> [Requirement] From the first line of the data down to and including the line with "ha='center', va='top', fontsize=17.5)", copy everything exactly, leaving out pictures.

> [Provided material]
============

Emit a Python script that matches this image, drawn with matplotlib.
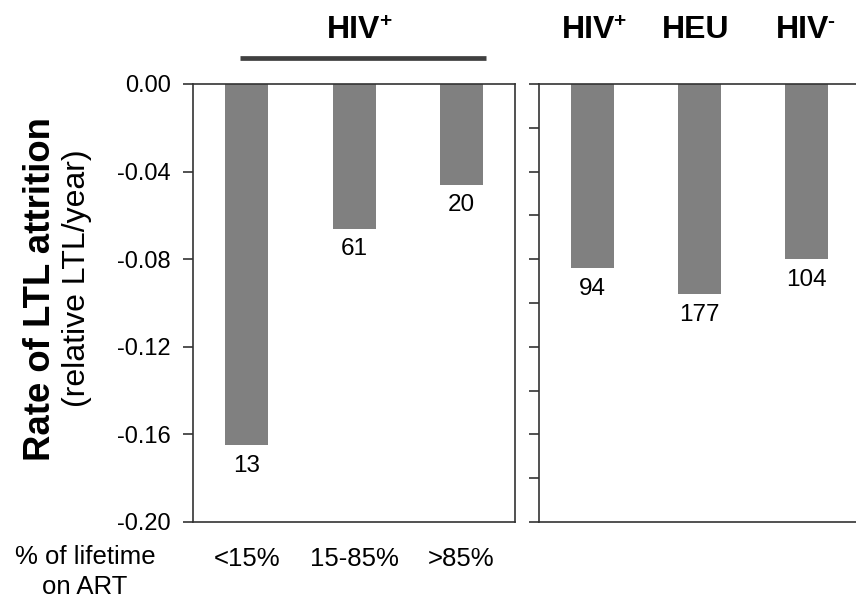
import numpy as np
import matplotlib.pyplot as plt

plt.rcParams.update({
    'font.family': ['Liberation Sans', 'DejaVu Sans'],
    'font.size': 17,
    'axes.linewidth': 1.2,
    'axes.edgecolor': '#333333',
    'xtick.color': '#333333',
    'ytick.color': '#333333',
    'xtick.labelcolor': 'black',
    'ytick.labelcolor': 'black',
})

# ART exposure groups (HIV+ only)
art_groups = ['<15%', '15-85%', '>85%']
art_rates = [-0.165, -0.066, -0.046]
art_n = [13, 61, 20]

# HIV status groups
status_groups = ['HIV', 'HEU', 'HIV']
status_sup = ['+', '', '-']
status_rates = [-0.084, -0.096, -0.080]
status_n = [94, 177, 104]

bar_color = '#808080'

fig = plt.figure(figsize=(8.56, 6.09), dpi=100)
ax1 = fig.add_axes([0.2255, 0.1429, 0.3762, 0.7192])
ax2 = fig.add_axes([0.6297, 0.1429, 0.3750, 0.7192])


def header(ax, x, label, sup):
    # group label above the panel, with a small superscript sign
    t = ax.text(x, 1.105, label, transform=ax.get_xaxis_transform(),
                ha='center', va='baseline', fontsize=23, fontweight='bold')
    if sup:
        ax.annotate(sup, xy=(1, 1), xycoords=t, xytext=(-1, 2),
                    textcoords='offset points', ha='left', va='top',
                    fontsize=15, fontweight='bold')


def bar_labels(ax, x, vals, ns):
    for xi, v, n in zip(x, vals, ns):
        ax.annotate(str(n), xy=(xi, v), xytext=(0, -7), textcoords='offset points',
                    ha='center', va='top', fontsize=17.5)


# left panel: rate by % of lifetime on ART
x1 = np.arange(len(art_groups))
ax1.bar(x1, art_rates, width=0.4, color=bar_color)
bar_labels(ax1, x1, art_rates, art_n)
ax1.set_xlim(-0.5, 2.5)
ax1.set_ylim(-0.20, 0.0)
ax1.set_yticks(np.arange(-0.20, 0.001, 0.04))
ax1.set_yticklabels(['%.2f' % v for v in np.arange(-0.20, 0.001, 0.04)])
ax1.set_xticks(x1)
ax1.set_xticklabels(art_groups, fontsize=18.5)
ax1.tick_params(axis='x', length=0, pad=18)
ax1.tick_params(axis='y', direction='out', length=7, width=1.2, pad=9)

header(ax1, 1, 'HIV', '+')
ax1.plot([-0.062, 2.23], [1.059, 1.059], transform=ax1.get_xaxis_transform(),
         color='#404040', lw=3.4, clip_on=False, solid_capstyle='butt')

# right panel: rate by HIV status
x2 = np.arange(len(status_groups))
ax2.bar(x2, status_rates, width=0.4, color=bar_color)
bar_labels(ax2, x2, status_rates, status_n)
ax2.set_xlim(-0.5, 2.5)
ax2.set_ylim(-0.20, 0.0)
ax2.set_yticks(np.arange(-0.20, 0.001, 0.02))
ax2.set_yticklabels([])
ax2.set_xticks([])
ax2.tick_params(axis='y', direction='out', length=7, width=1.2)
for xi, lab, sup in zip(x2, status_groups, status_sup):
    header(ax2, xi - 0.04, lab, sup)

# y axis title, two lines
fig.text(41 / 856, 1 - 289 / 609, 'Rate of LTL attrition', rotation=90,
         ha='center', va='center', fontsize=26.3, fontweight='bold')
fig.text(77 / 856, 1 - 278 / 609, '(relative LTL/year)', rotation=90,
         ha='center', va='center', fontsize=23)

fig.text(85 / 856, 1 - 545 / 609, '% of lifetime\non ART', ha='center', va='top',
         fontsize=18.5, linespacing=1.3)

fig.savefig('out.png', dpi=100)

============

> [Result]
Emit a Python script that matches this image, drawn with matplotlib.
import numpy as np
import matplotlib.pyplot as plt

plt.rcParams.update({
    'font.family': ['Liberation Sans', 'DejaVu Sans'],
    'font.size': 17,
    'axes.linewidth': 1.2,
    'axes.edgecolor': '#333333',
    'xtick.color': '#333333',
    'ytick.color': '#333333',
    'xtick.labelcolor': 'black',
    'ytick.labelcolor': 'black',
})

# ART exposure groups (HIV+ only)
art_groups = ['<15%', '15-85%', '>85%']
art_rates = [-0.165, -0.066, -0.046]
art_n = [13, 61, 20]

# HIV status groups
status_groups = ['HIV', 'HEU', 'HIV']
status_sup = ['+', '', '-']
status_rates = [-0.084, -0.096, -0.080]
status_n = [94, 177, 104]

bar_color = '#808080'

fig = plt.figure(figsize=(8.56, 6.09), dpi=100)
ax1 = fig.add_axes([0.2255, 0.1429, 0.3762, 0.7192])
ax2 = fig.add_axes([0.6297, 0.1429, 0.3750, 0.7192])


def header(ax, x, label, sup):
    # group label above the panel, with a small superscript sign
    t = ax.text(x, 1.105, label, transform=ax.get_xaxis_transform(),
                ha='center', va='baseline', fontsize=23, fontweight='bold')
    if sup:
        ax.annotate(sup, xy=(1, 1), xycoords=t, xytext=(-1, 2),
                    textcoords='offset points', ha='left', va='top',
                    fontsize=15, fontweight='bold')


def bar_labels(ax, x, vals, ns):
    for xi, v, n in zip(x, vals, ns):
        ax.annotate(str(n), xy=(xi, v), xytext=(0, -7), textcoords='offset points',
                    ha='center', va='top', fontsize=17.5)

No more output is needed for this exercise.